**AIM**
Leave the pictures out and retype the lines from the beginning through the line with "tor_b3_ref = [1498, 2005, 2496]", both ends included.

§ §

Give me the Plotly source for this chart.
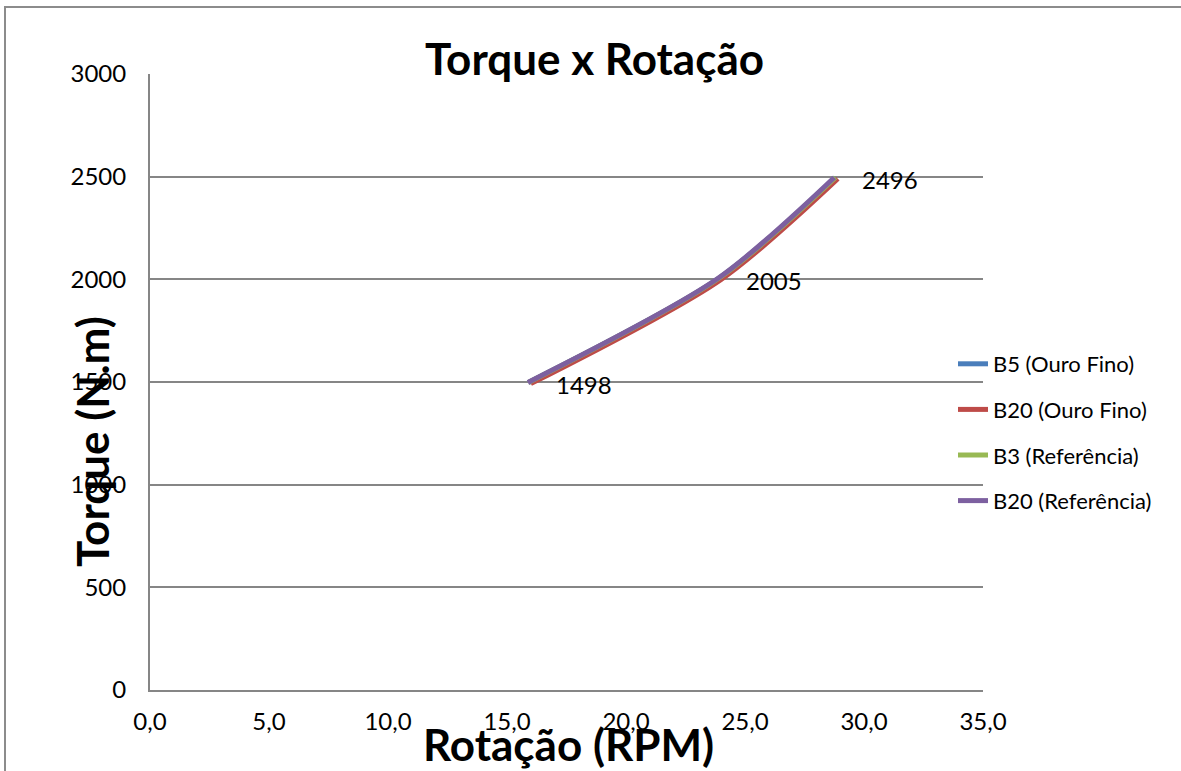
import plotly.graph_objects as go

# Rotação (RPM) and torque (N.m) for each biodiesel blend
rot_b5_ouro = [15.9, 23.9, 28.8]
tor_b5_ouro = [1498, 2005, 2496]

rot_b20_ouro = [16.0, 24.0, 28.9]
tor_b20_ouro = [1492, 2000, 2490]

rot_b3_ref = [15.9, 23.9, 28.8]
tor_b3_ref = [1498, 2005, 2496]

rot_b20_ref = [15.88, 23.87, 28.75]
tor_b20_ref = [1498, 2005, 2496]

series_names = ["B5 (Ouro Fino)", "B20 (Ouro Fino)", "B3 (Referência)", "B20 (Referência)"]
series_colors = ["#4a7ebb", "#be4b48", "#98b954", "#7d60a0"]

x_ticks = [0, 5, 10, 15, 20, 25, 30, 35]
x_tick_text = ["0,0", "5,0", "10,0", "15,0", "20,0", "25,0", "30,0", "35,0"]
y_ticks = [0, 500, 1000, 1500, 2000, 2500, 3000]

FONT = "Lato"
W, H = 1181, 771
L, R, T, B = 150, 198, 74, 81
PW, PH = W - L - R, H - T - B


def px_x(p):
    return (p - L) / PW


def px_y(p):
    return (H - B - p) / PH


fig = go.Figure()
data = [
    (rot_b5_ouro, tor_b5_ouro),
    (rot_b20_ouro, tor_b20_ouro),
    (rot_b3_ref, tor_b3_ref),
    (rot_b20_ref, tor_b20_ref),
]
for i, ((xs, ys), name, color) in enumerate(zip(data, series_names, series_colors)):
    fig.add_trace(go.Scatter(
        x=xs, y=ys, name=name, mode="lines",
        line=dict(color=color, width=5, shape="spline", smoothing=0.8),
        legendgroup=f"g{i}",
    ))

# value labels beside the points
for xv, yv in zip(rot_b20_ref, tor_b20_ref):
    fig.add_annotation(
        x=xv, y=yv, text=str(yv), showarrow=False,
        xanchor="left", yanchor="middle", xshift=26, yshift=-2,
        font=dict(family=FONT, size=24, color="black"),
    )

# chart title and axis titles
fig.add_annotation(
    x=px_x(594), y=px_y(58), xref="paper", yref="paper", text="<b>Torque x Rotação</b>",
    showarrow=False, xanchor="center", yanchor="middle",
    font=dict(family=FONT, size=44, color="black"),
)
fig.add_annotation(
    x=px_x(92), y=px_y(442), xref="paper", yref="paper", text="<b>Torque (N.m)</b>",
    showarrow=False, xanchor="center", yanchor="middle", textangle=-90,
    font=dict(family=FONT, size=44, color="black"),
)
fig.add_annotation(
    x=px_x(568), y=px_y(744), xref="paper", yref="paper", text="<b>Rotação (RPM)</b>",
    showarrow=False, xanchor="center", yanchor="middle",
    font=dict(family=FONT, size=44, color="black"),
)

# outer chart border
fig.add_shape(
    type="rect", xref="paper", yref="paper",
    x0=px_x(5), x1=px_x(1200), y0=px_y(800), y1=px_y(7),
    line=dict(color="#8c8c8c", width=2), fillcolor="rgba(0,0,0,0)", layer="below",
)

fig.update_layout(
    width=W, height=H,
    margin=dict(l=L, r=R, t=T, b=B, pad=0),
    paper_bgcolor="white", plot_bgcolor="white",
    font=dict(family=FONT, size=24, color="black"),
    showlegend=True,
    legend=dict(
        x=px_x(953), y=px_y(343), xanchor="left", yanchor="top",
        font=dict(family=FONT, size=22, color="black"),
        bgcolor="rgba(0,0,0,0)", traceorder="grouped", tracegroupgap=14,
        itemwidth=30,
    ),
    xaxis=dict(
        range=[0, 35], tickvals=x_ticks, ticktext=x_tick_text,
        showgrid=False, zeroline=False, showline=True, linecolor="#868686", linewidth=2,
        ticks="", ticklabelstandoff=9,
        tickfont=dict(family=FONT, size=24, color="black"),
    ),
    yaxis=dict(
        range=[0, 3000], tickvals=y_ticks,
        showgrid=True, gridcolor="#868686", gridwidth=1.5,
        zeroline=False, showline=True, linecolor="#868686", linewidth=2,
        ticks="", ticklabelstandoff=17,
        tickfont=dict(family=FONT, size=24, color="black"),
    ),
)

fig.write_html("out.html")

§ §

**RESULT**
Give me the Plotly source for this chart.
import plotly.graph_objects as go

# Rotação (RPM) and torque (N.m) for each biodiesel blend
rot_b5_ouro = [15.9, 23.9, 28.8]
tor_b5_ouro = [1498, 2005, 2496]

rot_b20_ouro = [16.0, 24.0, 28.9]
tor_b20_ouro = [1492, 2000, 2490]

rot_b3_ref = [15.9, 23.9, 28.8]
tor_b3_ref = [1498, 2005, 2496]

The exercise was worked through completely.